═══ Records for this exercise
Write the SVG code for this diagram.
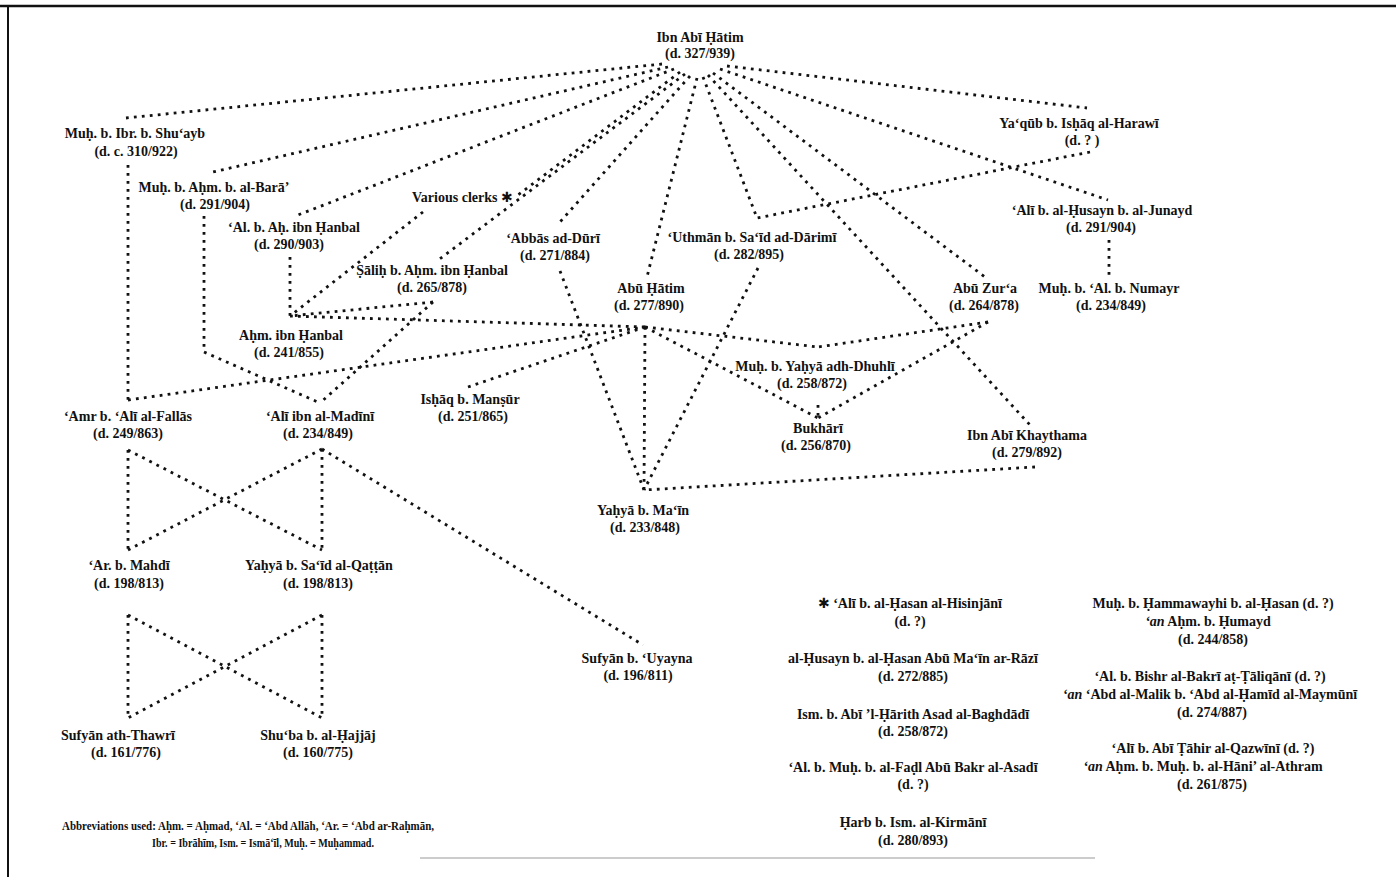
══════
═══ Records for this exercise
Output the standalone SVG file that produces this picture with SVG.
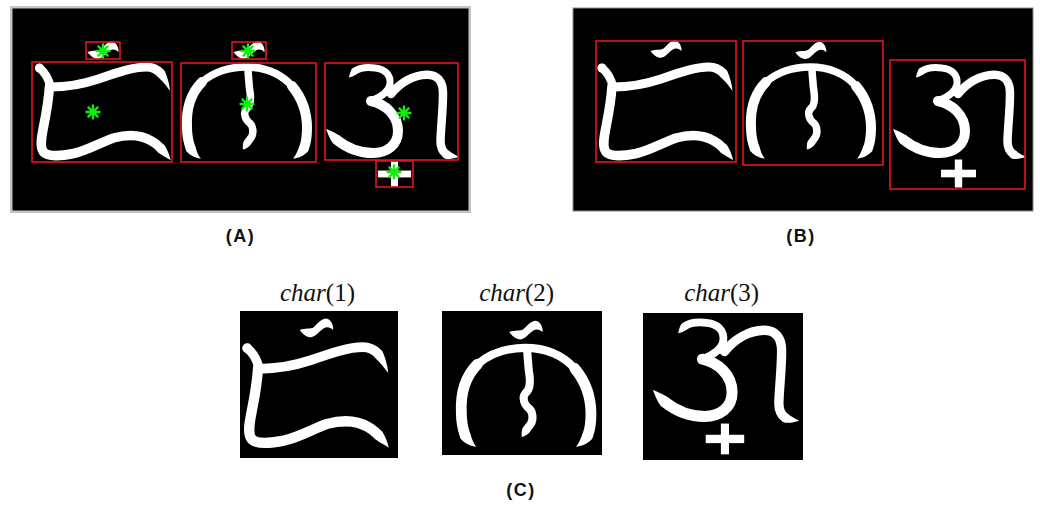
══════
═══ Records for this exercise
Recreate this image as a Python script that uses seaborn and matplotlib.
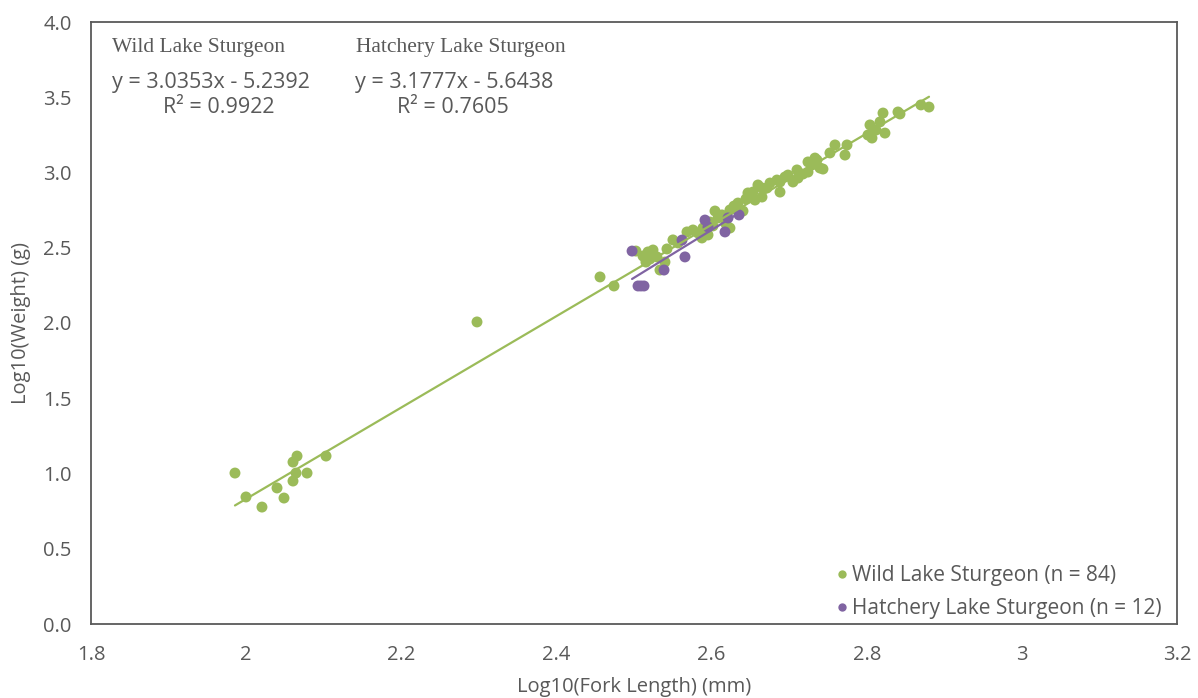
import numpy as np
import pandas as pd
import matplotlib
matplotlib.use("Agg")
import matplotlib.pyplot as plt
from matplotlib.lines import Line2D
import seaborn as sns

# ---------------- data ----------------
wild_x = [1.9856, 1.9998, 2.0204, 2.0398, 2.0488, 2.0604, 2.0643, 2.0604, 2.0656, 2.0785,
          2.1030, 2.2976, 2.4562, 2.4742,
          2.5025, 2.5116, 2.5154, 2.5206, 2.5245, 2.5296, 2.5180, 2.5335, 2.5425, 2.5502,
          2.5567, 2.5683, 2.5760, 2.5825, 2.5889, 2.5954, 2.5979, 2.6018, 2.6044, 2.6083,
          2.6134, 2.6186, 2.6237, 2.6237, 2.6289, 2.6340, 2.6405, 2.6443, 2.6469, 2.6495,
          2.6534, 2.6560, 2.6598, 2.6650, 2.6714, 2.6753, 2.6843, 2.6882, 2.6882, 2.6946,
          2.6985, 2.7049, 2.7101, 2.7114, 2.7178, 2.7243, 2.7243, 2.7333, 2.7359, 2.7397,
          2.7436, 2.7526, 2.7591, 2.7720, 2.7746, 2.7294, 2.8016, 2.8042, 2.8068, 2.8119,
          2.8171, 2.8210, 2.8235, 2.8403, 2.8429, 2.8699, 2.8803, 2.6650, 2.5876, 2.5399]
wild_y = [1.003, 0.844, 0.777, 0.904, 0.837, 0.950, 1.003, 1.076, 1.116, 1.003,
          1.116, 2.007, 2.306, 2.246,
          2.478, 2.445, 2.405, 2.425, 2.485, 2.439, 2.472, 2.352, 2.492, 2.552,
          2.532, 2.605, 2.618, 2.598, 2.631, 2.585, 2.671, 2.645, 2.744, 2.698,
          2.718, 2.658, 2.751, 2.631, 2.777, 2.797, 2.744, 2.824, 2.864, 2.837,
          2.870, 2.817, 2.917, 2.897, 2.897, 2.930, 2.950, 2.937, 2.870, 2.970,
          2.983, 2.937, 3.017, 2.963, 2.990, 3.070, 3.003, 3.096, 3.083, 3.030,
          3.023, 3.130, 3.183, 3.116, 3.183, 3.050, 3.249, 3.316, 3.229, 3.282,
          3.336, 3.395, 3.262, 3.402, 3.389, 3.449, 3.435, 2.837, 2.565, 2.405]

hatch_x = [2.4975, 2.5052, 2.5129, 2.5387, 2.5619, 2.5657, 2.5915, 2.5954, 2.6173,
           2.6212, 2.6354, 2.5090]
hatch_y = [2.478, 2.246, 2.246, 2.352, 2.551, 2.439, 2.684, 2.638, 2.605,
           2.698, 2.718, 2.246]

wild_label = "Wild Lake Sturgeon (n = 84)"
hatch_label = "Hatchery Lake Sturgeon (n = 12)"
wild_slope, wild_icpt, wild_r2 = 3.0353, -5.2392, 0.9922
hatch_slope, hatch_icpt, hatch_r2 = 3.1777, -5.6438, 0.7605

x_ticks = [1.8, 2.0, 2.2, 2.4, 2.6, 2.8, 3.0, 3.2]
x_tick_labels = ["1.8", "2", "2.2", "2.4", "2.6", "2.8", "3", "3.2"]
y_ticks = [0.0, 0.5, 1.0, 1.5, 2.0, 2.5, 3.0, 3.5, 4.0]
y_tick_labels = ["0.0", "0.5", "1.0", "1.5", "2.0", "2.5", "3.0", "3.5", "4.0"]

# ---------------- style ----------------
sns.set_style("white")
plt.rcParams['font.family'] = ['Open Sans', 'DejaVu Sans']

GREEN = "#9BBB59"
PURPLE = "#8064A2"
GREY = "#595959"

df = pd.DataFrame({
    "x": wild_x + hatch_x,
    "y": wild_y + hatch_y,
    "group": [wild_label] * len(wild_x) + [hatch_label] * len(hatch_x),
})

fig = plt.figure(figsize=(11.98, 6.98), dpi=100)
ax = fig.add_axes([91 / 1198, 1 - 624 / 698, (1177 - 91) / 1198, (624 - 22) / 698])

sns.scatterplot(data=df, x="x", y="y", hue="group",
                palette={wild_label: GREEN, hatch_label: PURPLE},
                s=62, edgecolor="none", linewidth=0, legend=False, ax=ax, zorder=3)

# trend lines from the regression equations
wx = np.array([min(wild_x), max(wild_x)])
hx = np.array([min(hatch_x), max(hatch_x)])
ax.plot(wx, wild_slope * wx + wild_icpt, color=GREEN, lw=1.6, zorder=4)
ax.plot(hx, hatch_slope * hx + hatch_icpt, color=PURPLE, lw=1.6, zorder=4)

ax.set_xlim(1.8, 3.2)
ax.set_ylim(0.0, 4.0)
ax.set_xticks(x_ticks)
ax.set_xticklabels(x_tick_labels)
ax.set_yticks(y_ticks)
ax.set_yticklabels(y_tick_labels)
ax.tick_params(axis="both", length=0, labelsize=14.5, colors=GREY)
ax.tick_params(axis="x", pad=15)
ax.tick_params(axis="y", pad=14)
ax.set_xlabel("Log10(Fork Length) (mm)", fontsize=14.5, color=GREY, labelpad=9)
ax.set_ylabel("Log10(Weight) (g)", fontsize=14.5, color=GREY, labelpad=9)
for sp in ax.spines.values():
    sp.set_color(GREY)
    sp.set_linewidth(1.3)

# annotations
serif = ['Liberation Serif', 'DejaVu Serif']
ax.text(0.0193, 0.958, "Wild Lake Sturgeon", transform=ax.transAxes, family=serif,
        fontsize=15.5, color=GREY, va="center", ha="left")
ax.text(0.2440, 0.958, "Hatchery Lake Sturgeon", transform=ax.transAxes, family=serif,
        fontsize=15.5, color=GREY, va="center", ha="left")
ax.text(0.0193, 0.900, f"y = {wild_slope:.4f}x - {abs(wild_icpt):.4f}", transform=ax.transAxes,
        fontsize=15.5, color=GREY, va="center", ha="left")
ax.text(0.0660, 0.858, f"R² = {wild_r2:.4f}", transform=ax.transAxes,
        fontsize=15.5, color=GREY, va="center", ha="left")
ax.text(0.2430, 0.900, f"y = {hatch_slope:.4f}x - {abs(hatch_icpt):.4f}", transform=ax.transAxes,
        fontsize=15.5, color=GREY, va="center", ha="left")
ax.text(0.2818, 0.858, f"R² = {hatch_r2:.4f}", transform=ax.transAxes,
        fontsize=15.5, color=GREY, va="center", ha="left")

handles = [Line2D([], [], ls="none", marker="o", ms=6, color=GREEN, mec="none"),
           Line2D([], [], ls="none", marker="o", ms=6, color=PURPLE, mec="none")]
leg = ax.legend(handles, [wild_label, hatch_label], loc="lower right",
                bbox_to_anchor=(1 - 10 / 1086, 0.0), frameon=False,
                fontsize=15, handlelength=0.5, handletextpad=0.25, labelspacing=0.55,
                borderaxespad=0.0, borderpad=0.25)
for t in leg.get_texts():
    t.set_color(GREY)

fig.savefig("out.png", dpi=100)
══════
What to do — Give again, word for word, the lines from the one that contains "Recreate this image" to the one that contains "import seaborn as sns", both included. Omit the pictures.

Answer to the task —
Recreate this image as a Python script that uses seaborn and matplotlib.
import numpy as np
import pandas as pd
import matplotlib
matplotlib.use("Agg")
import matplotlib.pyplot as plt
from matplotlib.lines import Line2D
import seaborn as sns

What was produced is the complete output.